Şahin, aynı yayında kadın cinayetlerinin cezasının idam olması gerektiğini de savunarak “Kadın cinayetlerinde verilen ceza en ağır ceza ağırlaştırılmış müebbet. Eskiden bunun karşılığı idamdı. Bana göre suçu ispat edilenin cezası idam olmalı. Bazı suçlarda idam olmalı. Hamile kadını sayısız bıçak darbesi ile katleden bir insana ağırlaştırılmış hapis yerine, idam olmalı. Ağırlaştırılmış müebbet caydırıcı olmuyor.” dedi.
Can Atalay.
DAVANIN GEÇMİŞİ
28. Dönem Milletvekili Genel Seçimi’nde TİP Hatay milletvekili seçilen Can Atalay’ın avukatları, “müvekkillerinin milletvekili seçilmesi nedeniyle hakkındaki yargılamanın durması ve tahliye edilmesi” talebiyle Yargıtaya başvurmuştu. Yargıtayın talebi reddetmesi üzerine Atalay, Anayasa Mahkemesine bireysel başvurusunda bulunmuş, mahkeme de “seçilme ve siyasi faaliyette bulunma” ile “kişi hürriyeti ve güvenliği” haklarının ihlal edildiğine ve Atalay’ın yeniden yargılanarak tahliyesine karar verilmesine hükmetmişti. Anayasa Mahkemesince Atalay’ın yeniden yargılanması ve tahliyesi istemiyle yerel mahkemeye gönderilen dosya, yerel mahkemece karar verilmeden Yargıtay 3. Ceza Dairesi’ne iletilmiş, söz konusu ceza dairesi ihlal kararına uymamıştı.

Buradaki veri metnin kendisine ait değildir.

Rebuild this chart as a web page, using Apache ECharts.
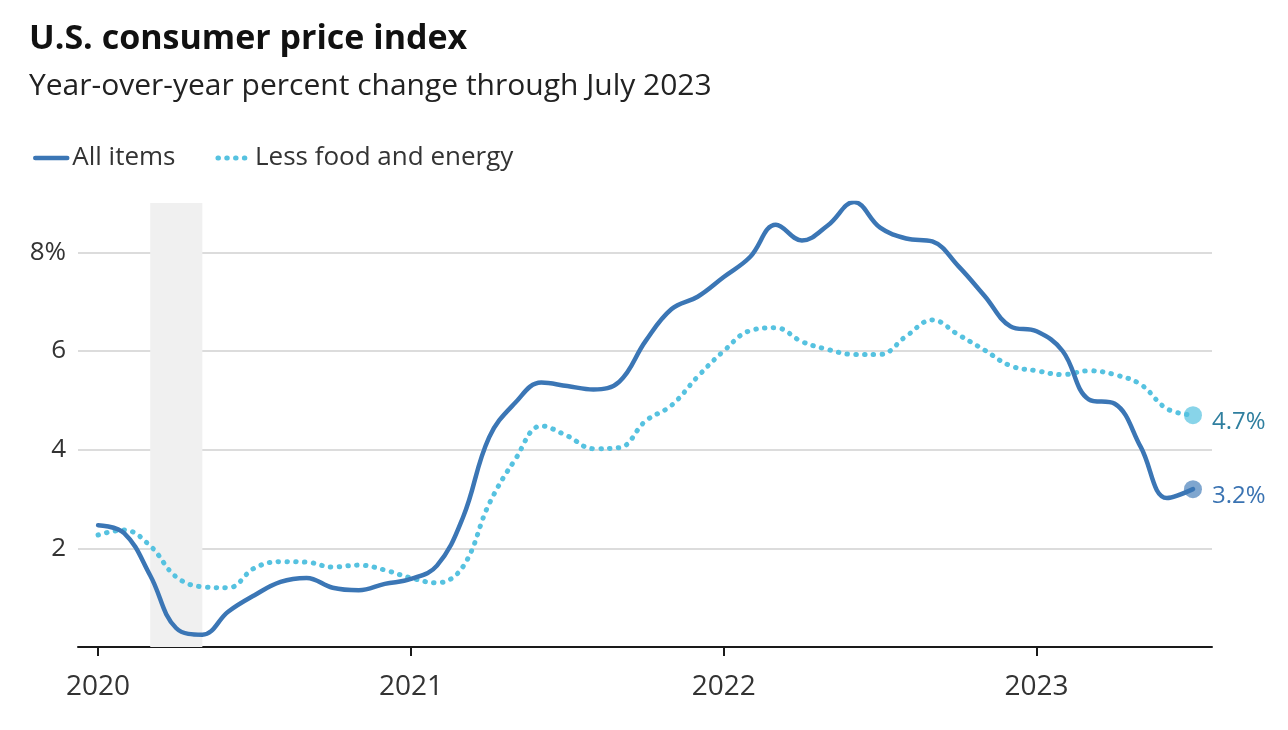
<!DOCTYPE html>
<html><head><meta charset="utf-8">
<script src="https://cdn.jsdelivr.net/npm/echarts@6/dist/echarts.min.js"></script>
<style>html,body{margin:0;padding:0;background:#fff}#c{width:1288px;height:730px}</style>
</head><body><div id="c"></div>
<script>
// Monthly, Jan 2020 .. Jul 2023 (month index 0..42)
const allItems = [
  2.47, 2.31, 1.45, 0.38, 0.25, 0.72, 1.05, 1.32, 1.40, 1.20, 1.15, 1.28,
  1.38, 1.65, 2.63, 4.25, 4.95, 5.36, 5.29, 5.22, 5.38, 6.20, 6.85, 7.10,
  7.50, 7.90, 8.56, 8.24, 8.55, 9.02, 8.50, 8.28, 8.22, 7.72, 7.12, 6.50,
  6.40, 6.00, 5.02, 4.93, 4.05, 3.02, 3.20
];
const lessFoodEnergy = [
  2.27, 2.37, 2.05, 1.42, 1.22, 1.20, 1.60, 1.73, 1.72, 1.62, 1.66, 1.56,
  1.40, 1.30, 1.63, 2.90, 3.80, 4.48, 4.28, 4.02, 4.04, 4.58, 4.90, 5.48,
  6.00, 6.41, 6.47, 6.19, 6.03, 5.93, 5.93, 6.30, 6.63, 6.33, 6.02, 5.70,
  5.60, 5.52, 5.60, 5.52, 5.32, 4.83, 4.70
];
const yearTickIdx = [0, 12, 24, 36];
const yearLabels = ['2020', '2021', '2022', '2023'];
const recessionIdx = [2, 4];   // Mar 2020 .. May 2020
const seriesNames = ['All items', 'Less food and energy'];

const FONT = '"Open Sans", Lato, sans-serif';
const C_ALL = '#3b76b5', C_CORE = '#56c2e0';

const pts = arr => arr.map((v, i) => [i, v]);
const last = arr => [[arr.length - 1, arr[arr.length - 1]]];

const chart = echarts.init(document.getElementById('c'), null, { renderer: 'canvas' });
chart.setOption({
  animation: false,
  backgroundColor: '#fff',
  title: {
    text: 'U.S. consumer price index',
    subtext: 'Year-over-year percent change through July 2023',
    left: 29, top: 22, padding: 0, itemGap: 15,
    textStyle: { fontFamily: FONT, fontSize: 34, fontWeight: 'bold', color: '#111' },
    subtextStyle: { fontFamily: FONT, fontSize: 30, color: '#222' }
  },
  legend: {
    left: 28, top: 140,
    itemWidth: 32, itemHeight: 14, itemGap: 40,
    textStyle: { fontFamily: FONT, fontSize: 26, color: '#333' },
    data: [
      { name: seriesNames[0], lineStyle: { width: 4.5 }, itemStyle: { opacity: 0 } },
      { name: seriesNames[1], lineStyle: { width: 5 }, itemStyle: { opacity: 0 } }
    ]
  },
  grid: { left: 78, right: 76, top: 203, bottom: 83, containLabel: false },
  xAxis: {
    type: 'value', min: -0.77, max: 42.73,
    axisLine: { show: true, lineStyle: { color: '#1a1a1a', width: 2 } },
    axisTick: { show: true, customValues: yearTickIdx, length: 9, lineStyle: { color: '#1a1a1a', width: 2 } },
    axisLabel: {
      customValues: yearTickIdx, margin: 26,
      formatter: v => yearLabels[yearTickIdx.indexOf(Math.round(v))] || '',
      fontFamily: FONT, fontSize: 28, color: '#333'
    },
    splitLine: { show: false }
  },
  yAxis: {
    type: 'value', min: 0, max: 9, interval: 2,
    axisLine: { show: false }, axisTick: { show: false },
    axisLabel: {
      margin: 12, fontFamily: FONT, fontSize: 26, color: '#333',
      formatter: v => (v === 8 ? '8%' : (v === 0 || v === 9 ? '' : String(v)))
    },
    splitLine: { show: true, showMinLine: false, showMaxLine: false, lineStyle: { color: '#d0d0d0', width: 1.5 } }
  },
  series: [
    {
      name: 'recession', type: 'line', data: [], z: -1, silent: true,
      markArea: { silent: true, itemStyle: { color: '#f0f0f0' },
        data: [[{ xAxis: recessionIdx[0] }, { xAxis: recessionIdx[1] }]] }
    },
    {
      name: seriesNames[1], type: 'line', z: 3,
      data: pts(lessFoodEnergy),
      smooth: 0.4, symbol: 'none',
      itemStyle: { color: C_CORE },
      lineStyle: { color: C_CORE, width: 5, type: [0.5, 8.3], cap: 'round' },
      endLabel: { show: true, distance: 19, offset: [0, 7], formatter: p => p.value[1].toFixed(1) + '%',
        fontFamily: FONT, fontSize: 24, color: '#2f7f9f' },
      emphasis: { disabled: true }
    },
    {
      name: seriesNames[0], type: 'line', z: 4,
      data: pts(allItems),
      smooth: 0.4, symbol: 'none',
      itemStyle: { color: C_ALL },
      lineStyle: { color: C_ALL, width: 4.5, cap: 'round', join: 'round' },
      endLabel: { show: true, distance: 19, offset: [0, 7], formatter: p => p.value[1].toFixed(1) + '%',
        fontFamily: FONT, fontSize: 24, color: '#3a73b2' },
      emphasis: { disabled: true }
    },
    {
      name: 'coreEnd', type: 'scatter', z: 5, silent: true,
      data: last(lessFoodEnergy), symbolSize: 18,
      itemStyle: { color: C_CORE, opacity: 0.7 }
    },
    {
      name: 'allEnd', type: 'scatter', z: 5, silent: true,
      data: last(allItems), symbolSize: 18,
      itemStyle: { color: C_ALL, opacity: 0.65 }
    }
  ]
});
</script>
</body></html>
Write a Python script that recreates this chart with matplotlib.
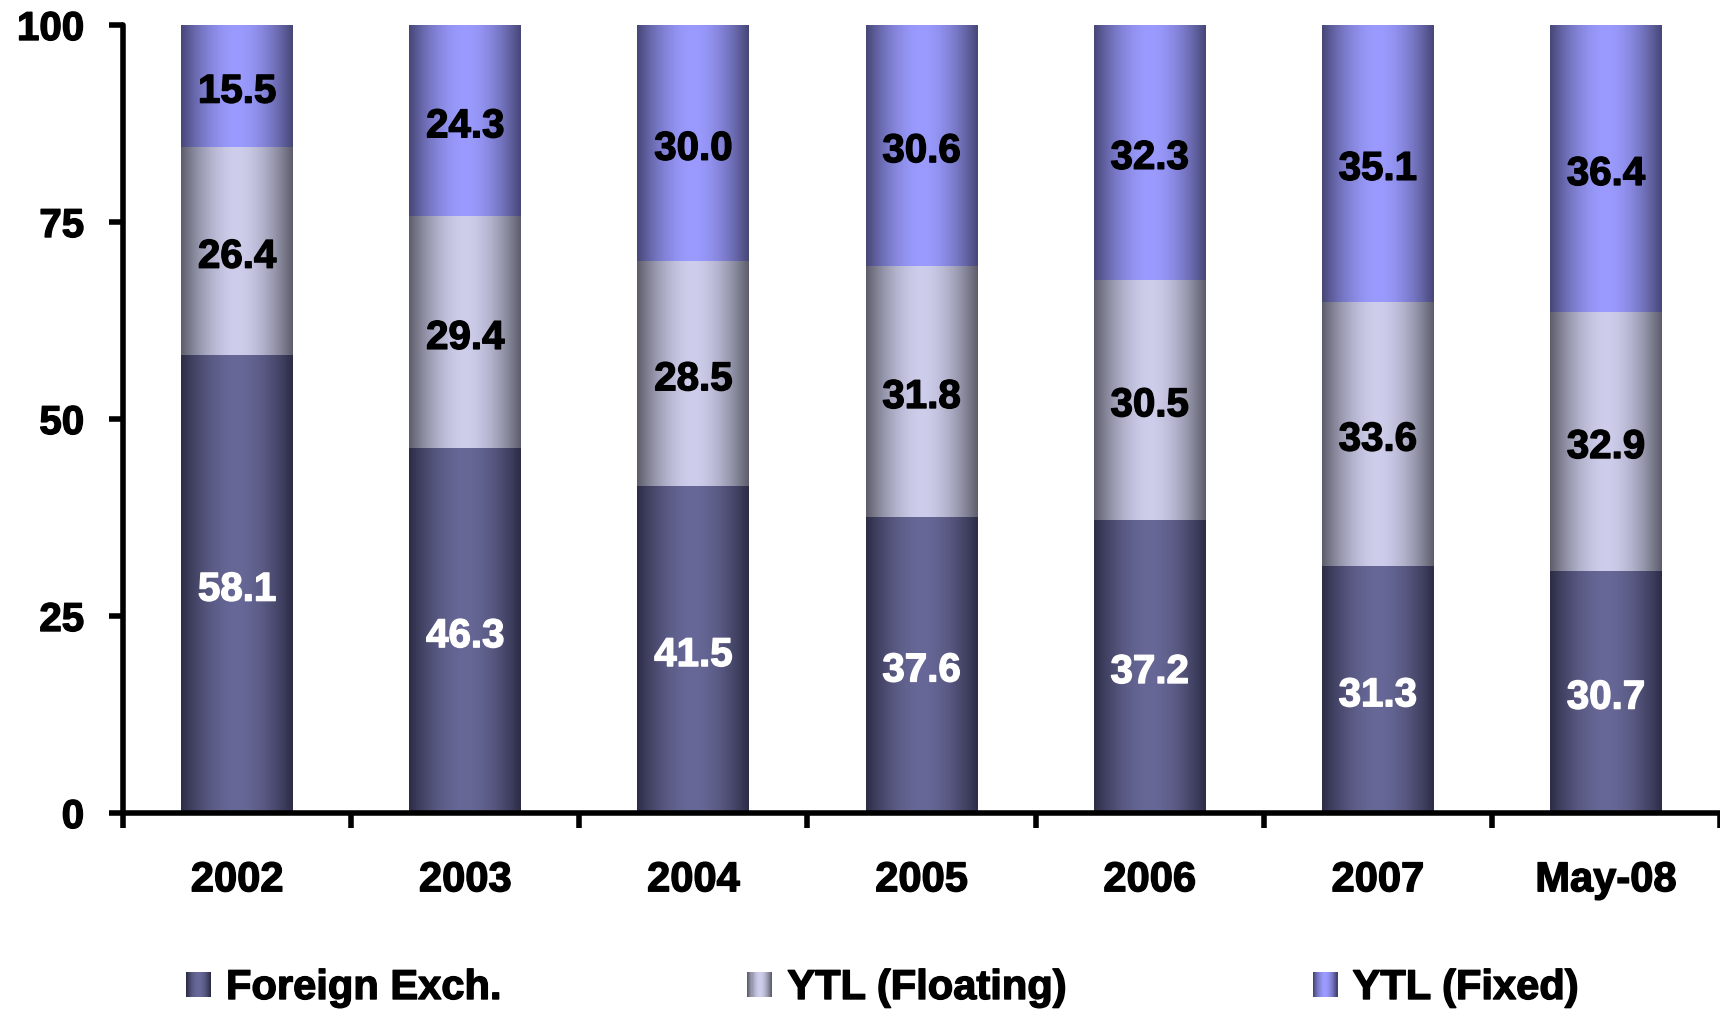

İKİNCİ KEZ HAK İHLALİ KARARI VERİLMİŞTİ
Atalay’ın avukatları, Gezi Parkı davası kapsamında 18 yıl hapse mahkum edilen Atalay hakkında Anayasa Mahkemesinin verdiği ihlal kararına uyulmaması nedeniyle ikinci kez başvuruda bulunmuştu. Başvuruda, “Anayasa Mahkemesinin ihlal kararının gereğinin yerine getirilmemesi nedeniyle seçilme ve siyasi faaliyette bulunma hakkının, mahkumiyet hükmünün infazına devam edilmesi nedeniyle de kişi hürriyeti ve güvenliği hakkının ihlal edildiği” söylenmişti. AYM ise Atalay hakkında ikinci kez hak ihlali kararı vermişti.
DOSYA İKİNCİ KEZ YARGITAY’A GÖNDERİLMİŞTİ
AYM’nin ‘hak ihlali’ kararına rağmen tahliye edilmeyen Can Atalay’ın dosyası, İstanbul 13. Ağır Ceza Mahkemesi tarafından Yargıtay’a gönderilmişti. Yargıtay, “Anayasa Mahkemesi’nin ikinci ihlal kararının hukuki değeri olmadığına ve karara uyulmamasına” karar vermişti.